Hot Refi Checks Leave Illinois Homeowners in the Cold

Written by: Steve Cook   Mon, November 16, 2009 Beyond Today's News, Foreclosure Situation

Six months ago, Jeff Franson refinanced his mortgage, switching lenders. Last month a process server drove up to his Mokena, Ill. home and handed Franson papers notifying him he owed  his old lender $93,702.51 and they were foreclosing on his home.

The check cut by Franson’s title company to pay off the Chase loan had bounced. After months of phone calls and letters between Franson, his attorney and the companies involved, Chase filed foreclosure papers.

Franson and at least seven other Midwestern homeowners who did business with the title company, Counselors’ Title, are wondering what happened to the $1.6 million that was supposed to pay off their loans.  Until that money shows up, they are even more worried about what’s going to happen to their homes, according to the Chicago Tribune.

After receiving three consumer complaints, the Illinois attorney general’s office is investigating the now-shuttered Counselors’ Title, a real estate title insurance agency that had six offices in Illinois, Indiana and Ohio.  The state also began investigating two other, but unspecified, title companies in the past several months. All the complaints involve mortgage refinancing and situations in which the payoff checks to the original mortgage holders bounced or wire transfers were never deposited in accounts.

“There’s a very similar fact pattern we’re looking into,” said spokeswoman Natalie Bauer. “These are homeowners who trusted these companies to protect their interests and take responsible actions, and now you have consumers in danger of potentially losing their homes,” she told Tribune reporter Mary Ellen Podmolik.

Late Friday, the Illinois Department of Financial and Professional Regulation issued a cease and desist order against Counselors and its three principals, James Erwin and Shari Erwin of Chicago and Damian Sichak of Homer Glen, Ill., meaning they cannot easily operate a title agency in Illinois, but the homeowners involved are still looking for help.

“We have no authority to make victims whole,” said spokeswoman Sue Hofer. “We can stop them from doing it to the next person, but don’t have the legal authority to reverse the financial loss.”

The department also said it is assisting the attorney general’s office in its investigation.

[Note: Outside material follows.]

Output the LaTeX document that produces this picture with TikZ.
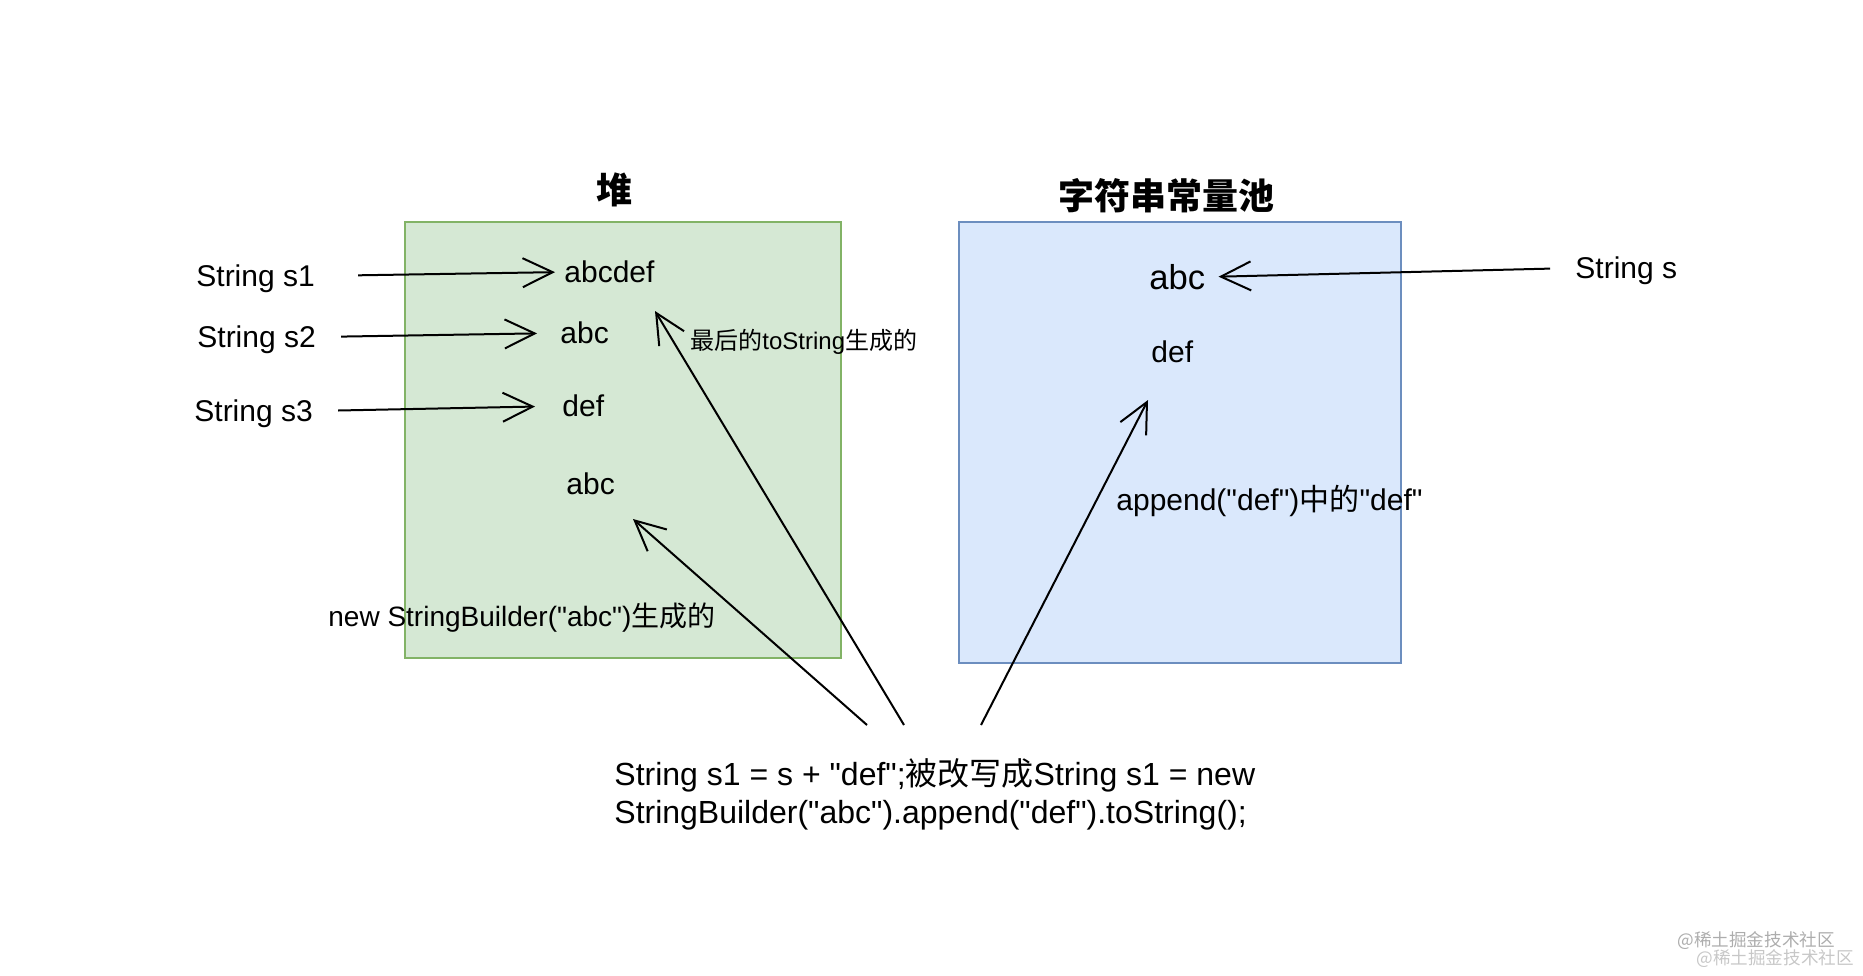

Franson and other homeowners who closed their transactions at Counselors’ offices chose not to purchase a new owner’s policy, which some experts say could protect a homeowner if problems occur with the refinancing.  They did not know that Ticor Title Insurance Co., a national title insurance underwriter, had terminated its underwriting agreement with Counselors before those closings occurred.

In early May, less than a week after Chase notified Franson of the bounced check, Ticor filed suit in federal court in Cincinnati against Counselors, the Erwins and Sichak, claiming they had committed breach of contract and fiduciary duty, fraud and negligence, among other allegations.

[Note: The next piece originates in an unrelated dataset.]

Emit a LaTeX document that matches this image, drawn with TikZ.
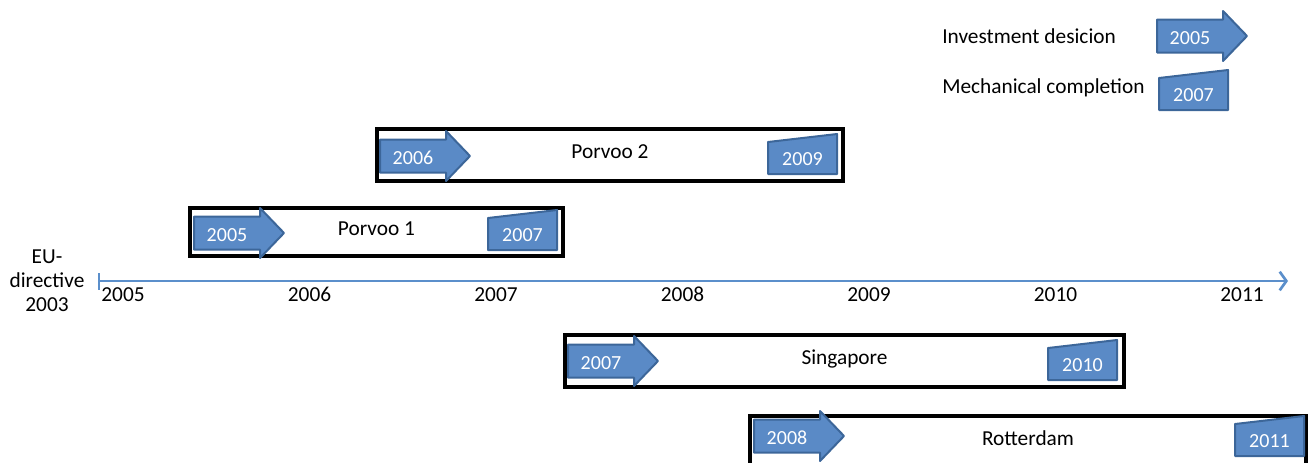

Ticor’s suit states that it terminated its contract with Counselors on March 13, but that Counselors continued to “issue purported Ticor title insurance ‘commitments’” and “is representing to its customers that Ticor remains its title insurance underwriter.”

In the filing, Ticor said it was aware of eight affected borrowers in Illinois, Indiana and Ohio, including Franson, and loans totaling almost $1.6 million. The suit also stated that Counselors told Ticor a fire destroyed many of its records at its Crestwood office in January and, as a result, it was unsure how many other checks it issued would bounce.

Ticor’s suit also claims the Erwins and Sichak are personally liable for Counselors’ failure to comply with its agency agreement. In court filings, Counselors, the Erwins and Sichak deny the allegations.

Since spring, other affected area homeowners have received delinquency notices from lenders holding their previous mortgages, because they are making monthly payments on the new loans, not the old ones they thought were extinguished. The borrowers continue to have conversations with what they consider their previous lenders.

For Thomas and Bonnie Kliros, the refinancing closing, did not raise any red flags or seem different than others they’ve done. Since notifying the couple that the payoff check bounced, Washington Mutual, now owned by Chase, has issued a default letter, which has affected their credit rating, but has not initiated foreclosure proceedings.

“I’m really in limbo right now,” Bonnie Kliros said. “It seemed like a good idea. It’s just been so complicated.”

Steven Bashaw, Franson’s attorney, said he is working on multiple cases like Franson’s in which payoff checks were never cut, never received or were deposited and subsequently bounced.

“Jeff Franson is the tip of the iceberg,” he said.

In fighting Franson’s foreclosure, Bashaw plans to rely on a letter issued by Chase two weeks after the closing that stated the lender had received the payoff funds. It was another two weeks later that Chase notified Franson that the payoff check had bounced.

If the foreclosure goes through and Chase purchases the property at the sheriff’s auction, the bank plans to allow Franson to remain in the home he built in 1993 while it waits to get paid by the title company.

“That doesn’t sound good to me,” Franson said. “I don’t like the fact that they still want to foreclose on my house. It’s none of my doing and none of my fault, and I’m catching all the grief from it.”